CBRE Global Office Capital Value Indices Annual Growth Rates
|Q1 2011||Q1 2012|
CBRE global capital value indices
The CBRE Indices measure both office capital values and rents for prime office properties globally and in the three major regions. Over the last year the Global Capital Value Index rose 5.7% while the Global Rent Index rose 3.4%. However, most of the gains were in the early part of the one-year period as both capital values and rents lost upward momentum as the year wore on. Analyzed by region, the CBRE Indices show:
The Americas Capital Value Index showed the strongest improvement in Q1 2012, leading on the basis of both quarterly and year-over-year gains. It is important to note that the CBRE Global and Regional Office Capital Value Indices measure capital value growth for prime office properties. Investors remain risk adverse and highly selective and are most willing to divert capital to high-quality, prime assets. While expanding noticeably, the Index still stands 17.4% below its pre-recession peak.
EMEA’s Office Capital Value Index dropped 99 bps in Q1 2012 but remains 0.7% higher than a year ago.

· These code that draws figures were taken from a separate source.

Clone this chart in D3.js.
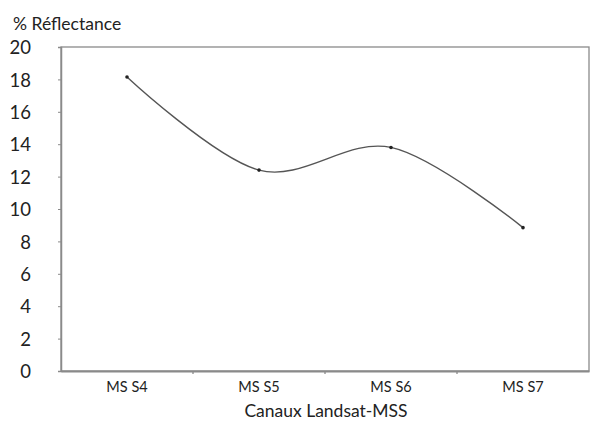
<!DOCTYPE html>
<html><head><meta charset="utf-8">
<script src="https://cdn.jsdelivr.net/npm/d3@7"></script>
<style>body{margin:0;background:#fff}svg{display:block}text{font-family:"Lato","Open Sans",sans-serif;fill:#222}</style>
</head><body><svg id="c" width="616" height="423"></svg>
<script>
const categories = ["MS S4","MS S5","MS S6","MS S7"];
const values = [18.15, 12.4, 13.8, 8.85];
const yTicks = [0,2,4,6,8,10,12,14,16,18,20];
const yTitle = "% Réflectance";
const xTitle = "Canaux Landsat-MSS";

const svg = d3.select("#c");
const m = {l:61, r:27, t:47, b:52};
const W = 616, H = 423;
const x = d3.scaleBand().domain(categories).range([m.l, W-m.r]);
const y = d3.scaleLinear().domain([0,20]).range([H-m.b, m.t]);
const axisColor = "#8a8a8a";

// frame (top/right)
svg.append("rect").attr("x", m.l).attr("y", m.t).attr("width", W-m.r-m.l).attr("height", H-m.b-m.t)
  .attr("fill","none").attr("stroke", axisColor).attr("stroke-width",1.3);

// y axis
const ya = svg.append("g").attr("transform",`translate(${m.l},0)`)
  .call(d3.axisLeft(y).tickValues(yTicks).tickSize(3).tickPadding(27).tickFormat(d3.format("d")));
ya.select(".domain").attr("stroke", axisColor).attr("stroke-width",1.5);
ya.selectAll(".tick line").attr("stroke", axisColor);
ya.selectAll(".tick text").style("font-size","18.5px").style("fill","#222").attr("dy","0.36em");

// x axis
const xa = svg.append("g").attr("transform",`translate(0,${H-m.b})`)
  .call(d3.axisBottom(x).tickSize(0).tickPadding(11));
xa.select(".domain").attr("stroke", axisColor).attr("stroke-width",1.8);
xa.selectAll(".tick text").style("font-size","14.5px").style("fill","#222");
// boundary ticks between categories
svg.append("g").selectAll("line").data(categories.slice(1)).join("line")
  .attr("x1", d=>x(d)).attr("x2", d=>x(d))
  .attr("y1", H-m.b).attr("y2", H-m.b+3)
  .attr("stroke", axisColor).attr("stroke-width",1.3);

// line
const line = d3.line().x((d,i)=>x(categories[i])+x.bandwidth()/2).y(d=>y(d))
  .curve(d3.curveCardinal.tension(0));
svg.append("path").datum(values).attr("d", line)
  .attr("fill","none").attr("stroke","#555").attr("stroke-width",1.4);
svg.append("g").selectAll("circle").data(values).join("circle")
  .attr("cx",(d,i)=>x(categories[i])+x.bandwidth()/2).attr("cy", d=>y(d))
  .attr("r",1.8).attr("fill","#222");

// titles
svg.append("text").attr("x",13).attr("y",30).style("font-size","17.5px").text(yTitle);
svg.append("text").attr("x",(m.l+W-m.r)/2+1).attr("y",417).attr("text-anchor","middle")
  .style("font-size","17.5px").text(xTitle);
</script></body></html>
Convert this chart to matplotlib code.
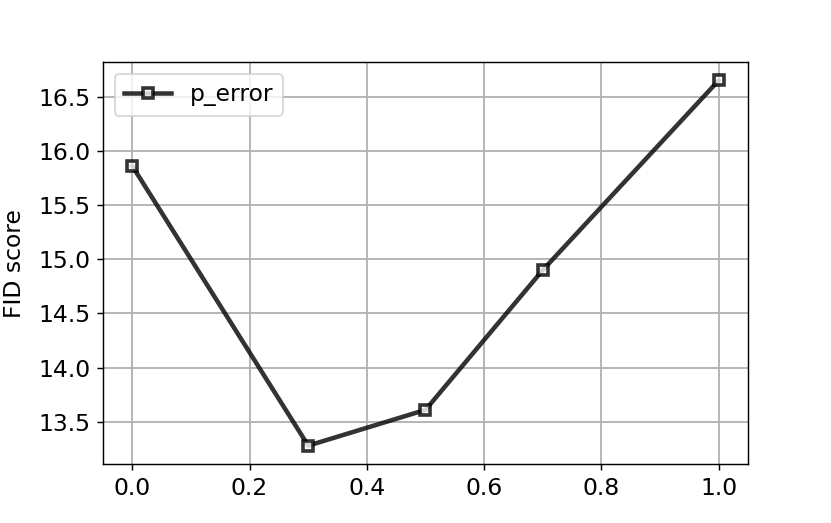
import matplotlib
matplotlib.use("Agg")
import matplotlib.pyplot as plt

# p_error sweep vs FID
p_error = [0.0, 0.3, 0.5, 0.7, 1.0]
fid_score = [15.86, 13.28, 13.61, 14.90, 16.65]

DPI = 130
plt.rcParams["font.size"] = 13

fig = plt.figure(figsize=(831 / DPI, 523 / DPI), dpi=DPI)
ax = fig.add_subplot(111)
fig.subplots_adjust(left=0.124, right=0.900, top=0.881, bottom=0.113)

ax.plot(p_error, fid_score, marker="s", color="black", alpha=0.8,
        linewidth=2.5, markersize=6, markerfacecolor="white",
        markeredgecolor="black", markeredgewidth=2, label="p_error")
ax.set_ylabel("FID score", labelpad=7)
ax.grid(True, color="#b0b0b0", linewidth=1.0)
ax.legend(loc="upper left")

fig.savefig("out.png", dpi=DPI)
plt.close(fig)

Investors in this region also continue to take a defensive posture and are primarily focused on less risky assets or assets available in core or prime markets.
While office capital values have been recovering for several years now, only the Asia Pacific Office Capital Value Index has surpassed its pre-recession peak and stands at 208.5; relative to the pre-recession peak, Q1’s index value is now 1.1% above that peak and has recovered 31% from its pre-recession trough (of 159) recorded in Q3 2009.
The global leasing market
While global office capital values have expanded robustly, the global occupier market continues to see moderate demand, limited expansion of space requirements and tepid rent increases.

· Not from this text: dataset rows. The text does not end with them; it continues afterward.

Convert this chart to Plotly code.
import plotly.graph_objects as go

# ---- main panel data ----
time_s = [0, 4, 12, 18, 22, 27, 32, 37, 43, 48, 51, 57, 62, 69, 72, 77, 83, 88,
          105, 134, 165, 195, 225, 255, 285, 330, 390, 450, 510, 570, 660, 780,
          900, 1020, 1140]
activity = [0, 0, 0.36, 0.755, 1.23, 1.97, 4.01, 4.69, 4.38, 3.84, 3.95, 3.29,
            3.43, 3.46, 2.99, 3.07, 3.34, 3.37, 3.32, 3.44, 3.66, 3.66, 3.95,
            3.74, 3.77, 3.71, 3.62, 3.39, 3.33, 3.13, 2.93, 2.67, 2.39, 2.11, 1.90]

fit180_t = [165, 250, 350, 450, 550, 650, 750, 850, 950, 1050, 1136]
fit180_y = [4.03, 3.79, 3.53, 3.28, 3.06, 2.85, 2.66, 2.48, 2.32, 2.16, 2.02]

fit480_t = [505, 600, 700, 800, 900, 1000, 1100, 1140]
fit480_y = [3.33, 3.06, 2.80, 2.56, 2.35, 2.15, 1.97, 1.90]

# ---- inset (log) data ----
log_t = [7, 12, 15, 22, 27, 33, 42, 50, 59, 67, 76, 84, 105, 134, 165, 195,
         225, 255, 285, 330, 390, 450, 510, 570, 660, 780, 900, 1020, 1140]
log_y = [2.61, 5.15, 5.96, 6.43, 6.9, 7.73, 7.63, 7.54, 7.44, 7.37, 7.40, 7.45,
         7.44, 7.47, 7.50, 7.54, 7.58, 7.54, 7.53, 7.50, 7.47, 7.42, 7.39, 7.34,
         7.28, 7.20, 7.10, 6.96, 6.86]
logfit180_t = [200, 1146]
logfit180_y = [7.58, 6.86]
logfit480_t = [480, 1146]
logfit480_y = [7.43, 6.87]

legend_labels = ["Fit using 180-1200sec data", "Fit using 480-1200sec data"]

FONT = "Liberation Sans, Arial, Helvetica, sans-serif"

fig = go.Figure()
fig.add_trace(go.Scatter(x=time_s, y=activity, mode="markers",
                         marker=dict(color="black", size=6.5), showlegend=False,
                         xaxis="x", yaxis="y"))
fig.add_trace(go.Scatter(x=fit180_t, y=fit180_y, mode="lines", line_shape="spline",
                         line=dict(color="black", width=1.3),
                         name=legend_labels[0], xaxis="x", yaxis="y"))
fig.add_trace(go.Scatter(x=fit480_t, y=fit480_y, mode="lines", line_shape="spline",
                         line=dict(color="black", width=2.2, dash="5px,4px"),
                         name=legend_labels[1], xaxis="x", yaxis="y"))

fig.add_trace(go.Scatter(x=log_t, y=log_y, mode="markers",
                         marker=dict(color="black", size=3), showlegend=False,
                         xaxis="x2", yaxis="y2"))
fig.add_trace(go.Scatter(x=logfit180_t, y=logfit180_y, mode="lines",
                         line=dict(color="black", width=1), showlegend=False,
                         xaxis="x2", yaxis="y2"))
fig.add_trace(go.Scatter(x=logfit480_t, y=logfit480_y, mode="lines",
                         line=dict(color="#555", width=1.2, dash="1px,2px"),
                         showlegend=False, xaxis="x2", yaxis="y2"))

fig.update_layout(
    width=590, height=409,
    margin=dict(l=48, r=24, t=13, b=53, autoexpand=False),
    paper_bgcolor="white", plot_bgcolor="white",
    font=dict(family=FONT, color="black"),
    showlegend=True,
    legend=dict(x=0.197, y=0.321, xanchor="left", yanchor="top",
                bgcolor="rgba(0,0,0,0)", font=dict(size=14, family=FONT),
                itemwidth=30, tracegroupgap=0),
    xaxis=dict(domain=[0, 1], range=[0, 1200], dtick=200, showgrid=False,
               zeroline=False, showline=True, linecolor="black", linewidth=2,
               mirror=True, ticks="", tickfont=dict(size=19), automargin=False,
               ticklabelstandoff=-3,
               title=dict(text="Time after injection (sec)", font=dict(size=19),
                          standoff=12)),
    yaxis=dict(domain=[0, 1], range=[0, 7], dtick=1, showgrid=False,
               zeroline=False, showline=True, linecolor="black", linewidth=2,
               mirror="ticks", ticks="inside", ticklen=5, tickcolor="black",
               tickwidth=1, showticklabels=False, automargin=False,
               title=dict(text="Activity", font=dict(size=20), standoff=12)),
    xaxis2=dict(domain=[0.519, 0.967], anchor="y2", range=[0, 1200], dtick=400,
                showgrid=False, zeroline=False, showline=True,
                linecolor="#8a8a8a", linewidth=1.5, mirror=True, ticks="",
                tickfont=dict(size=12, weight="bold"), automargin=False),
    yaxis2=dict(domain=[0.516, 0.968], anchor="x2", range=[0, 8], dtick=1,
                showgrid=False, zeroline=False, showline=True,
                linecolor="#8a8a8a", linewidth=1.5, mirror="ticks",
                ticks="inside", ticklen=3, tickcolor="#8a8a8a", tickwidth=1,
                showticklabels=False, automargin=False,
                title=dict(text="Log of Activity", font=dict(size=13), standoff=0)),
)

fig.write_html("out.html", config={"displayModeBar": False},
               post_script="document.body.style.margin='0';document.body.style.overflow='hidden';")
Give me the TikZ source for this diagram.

The Global Office Rent index remains 10.2% below its pre-recession peak value of 120 and the improvement over the past year has been modest, with a 3.4% growth rate.
Since its low point in Q1 2010, the Global Office Rent Index has undergone a gradual recovery, rising by 8.0%. The rate of quarterly improvement has slowed to just 12 basis points (bps) in Q1 2012, reflecting a tempering of occupier demand in today’s challenging macro environment.

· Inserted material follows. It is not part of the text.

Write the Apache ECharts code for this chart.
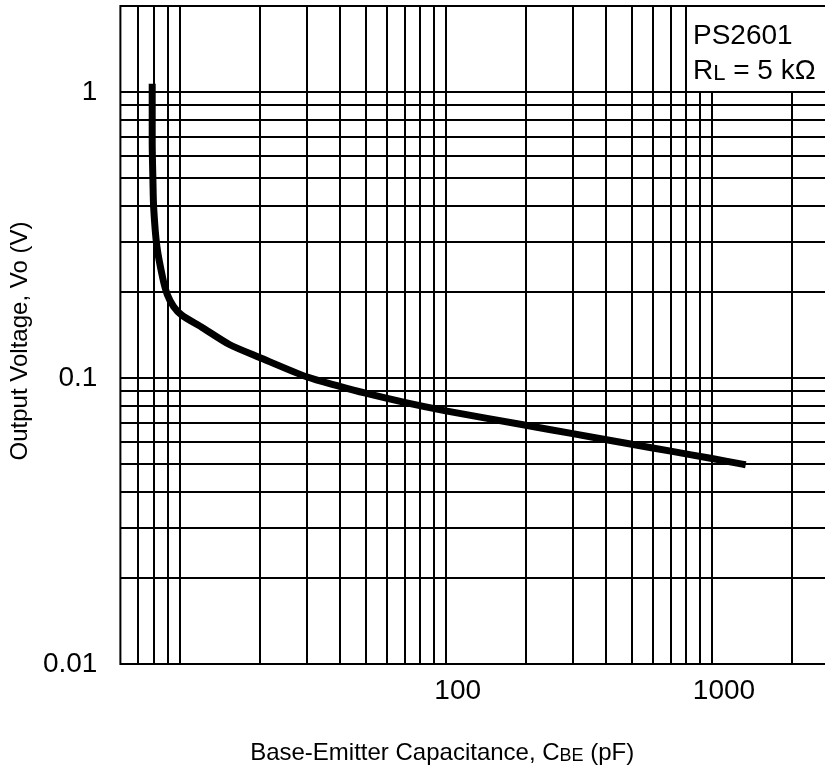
<!DOCTYPE html>
<html>
<head>
<meta charset="utf-8">
<script src="https://cdn.jsdelivr.net/npm/echarts@6/dist/echarts.min.js"></script>
<style>
html,body{margin:0;padding:0;background:#fff;overflow:hidden;width:825px;height:775px;}
#chart{width:839px;height:775px;}
</style>
</head>
<body>
<div id="chart"></div>
<script>
// ---- data ----
const capacitancePF = [7.9, 7.9, 7.95, 8.0, 8.22, 8.65, 9.0, 9.5, 10.2, 12.2, 15.4, 20, 30, 40, 50, 70, 100, 200, 300, 500, 700, 1000, 1300];
const outputVoltageV = [1.04, 0.67, 0.49, 0.395, 0.29, 0.224, 0.196, 0.178, 0.166, 0.15, 0.131, 0.118, 0.101, 0.0935, 0.0885, 0.0822, 0.0768, 0.0684, 0.0639, 0.0587, 0.0555, 0.0523, 0.05];
const xGridValues = [7, 8, 9, 10, 20, 30, 40, 50, 60, 70, 80, 90, 100, 200, 300, 400, 500, 600, 700, 800, 900, 1000, 2000];
const yGridValues = [0.02, 0.03, 0.04, 0.05, 0.06, 0.07, 0.08, 0.09, 0.1, 0.2, 0.3, 0.4, 0.5, 0.6, 0.7, 0.8, 0.9, 1];
const xTickLabels = ['100', '1000'];
const yTickLabels = ['0.01', '0.1', '1'];
const xRange = [6, 3000];
const yRange = [0.01, 2];
const noteBoxLeftX = 800;   // vertical lines right of this stop at the note box
const noteBoxBottomY = 1;
const noteLine1 = 'PS2601';
const noteLine2 = ['R', 'L', ' = 5 kΩ'];
const xTitle = ['Base-Emitter Capacitance, C', 'BE', ' (pF)'];
const yTitle = 'Output Voltage, Vo (V)';

const FONT = '"Liberation Sans", Arial, Helvetica, sans-serif';

const gridLines = [];
xGridValues.forEach(function (v) {
  const top = v > noteBoxLeftX ? noteBoxBottomY : yRange[1];
  gridLines.push([{ coord: [v, yRange[0]] }, { coord: [v, top] }]);
});
yGridValues.forEach(function (v) {
  gridLines.push([{ coord: [xRange[0], v] }, { coord: [xRange[1], v] }]);
});

function fmt(v, list) {
  for (let i = 0; i < list.length; i++) {
    const t = parseFloat(list[i]);
    if (Math.abs(v - t) / t < 1e-6) return list[i];
  }
  return '';
}

const chart = echarts.init(document.getElementById('chart'), null, { renderer: 'canvas' });
chart.setOption({
  animation: false,
  backgroundColor: '#ffffff',
  grid: {
    left: 116, top: 6, right: 0, bottom: 111,
    show: true, borderColor: '#000', borderWidth: 2, backgroundColor: 'transparent',
    containLabel: false
  },
  xAxis: {
    type: 'log', logBase: 10, min: xRange[0], max: xRange[1],
    axisLine: { show: false }, axisTick: { show: false }, splitLine: { show: false },
    axisLabel: {
      show: true, showMinLabel: false, showMaxLabel: false,
      margin: 13, fontSize: 28, color: '#000', fontFamily: FONT,
      padding: [0, 0, 0, 24],
      formatter: function (v) { return fmt(v, xTickLabels); }
    },
    name: '{a|' + xTitle[0] + '}{b|' + xTitle[1] + '}{a|' + xTitle[2] + '}',
    nameLocation: 'middle', nameGap: 77,
    nameTextStyle: {
      color: '#000', fontFamily: FONT, fontSize: 24,
      padding: [0, 75, 0, 0],
      rich: {
        a: { fontSize: 24, lineHeight: 24, verticalAlign: 'bottom', fontFamily: FONT, color: '#000' },
        b: { fontSize: 18, lineHeight: 18, verticalAlign: 'bottom', fontFamily: FONT, color: '#000' }
      }
    }
  },
  yAxis: {
    type: 'log', logBase: 10, min: yRange[0], max: yRange[1],
    axisLine: { show: false }, axisTick: { show: false }, splitLine: { show: false },
    axisLabel: {
      show: true, showMinLabel: true, showMaxLabel: false,
      margin: 23, fontSize: 28, color: '#000', fontFamily: FONT,
      padding: [0, 0, 10, 0],
      formatter: function (v) { return fmt(v, yTickLabels); }
    },
    name: yTitle, nameLocation: 'middle', nameGap: 73,
    nameTextStyle: { color: '#000', fontFamily: FONT, fontSize: 24, padding: [0, 12, 0, 0] }
  },
  graphic: [
    { type: 'text', left: 693, top: 22, z: 100,
      style: { text: noteLine1, font: '28px ' + FONT, fill: '#000' } },
    { type: 'text', left: 693, top: 57, z: 100,
      style: {
        text: '{a|' + noteLine2[0] + '}{b|' + noteLine2[1] + '}{a|' + noteLine2[2] + '}',
        rich: {
          a: { fontSize: 28, lineHeight: 28, verticalAlign: 'bottom', fontFamily: FONT, fill: '#000' },
          b: { fontSize: 22, lineHeight: 22, verticalAlign: 'bottom', fontFamily: FONT, fill: '#000' }
        }
      } }
  ],
  series: [
    {
      name: 'grid', type: 'line', data: [], z: 1, silent: true,
      markLine: {
        silent: true, symbol: ['none', 'none'], animation: false,
        label: { show: false },
        emphasis: { disabled: true },
        lineStyle: { color: '#000', width: 2, type: 'solid' },
        data: gridLines
      }
    },
    {
      name: 'Vo', type: 'line', z: 5, silent: true,
      data: capacitancePF.map(function (c, i) { return [c, outputVoltageV[i]]; }),
      showSymbol: false, symbol: 'none', smooth: 0.25,
      lineStyle: { color: '#000', width: 7, cap: 'square', join: 'round' }
    }
  ]
});
</script>
</body>
</html>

While the Americas office market is recovering slowly, the rate of improvement was the weakest for the Americas Rent Index since its trough in Q4 2010. That said, the Rent index’s quarterly gain was the strongest of all three global regions in Q1 2012.
EMEA’s rental index experienced the smallest peak-to-trough decline during the Financial Crisis and stands the closest, 8.2% below, of all regions to its pre-recession peak.
The Asia Pacific office market softened during Q1 2012 due to global financial market concerns as well as slower domestic economic growth. Whereas in previous quarters the Asia Pacific index was the primary driver of Global index growth, Q1’s quarterly growth was only 2 bps.
The CBRE Indices were created by CBRE Research. The Global Office Rent Index is comprised of data from 123 cities around the world. The Global Capital Value Index uses the same sample for EMEA and Asia Pacific, while the Americas data is derived from the National Council of Real Estate Investment Fiduciaries (NCREIF). The base period for the indices is Q1 2001.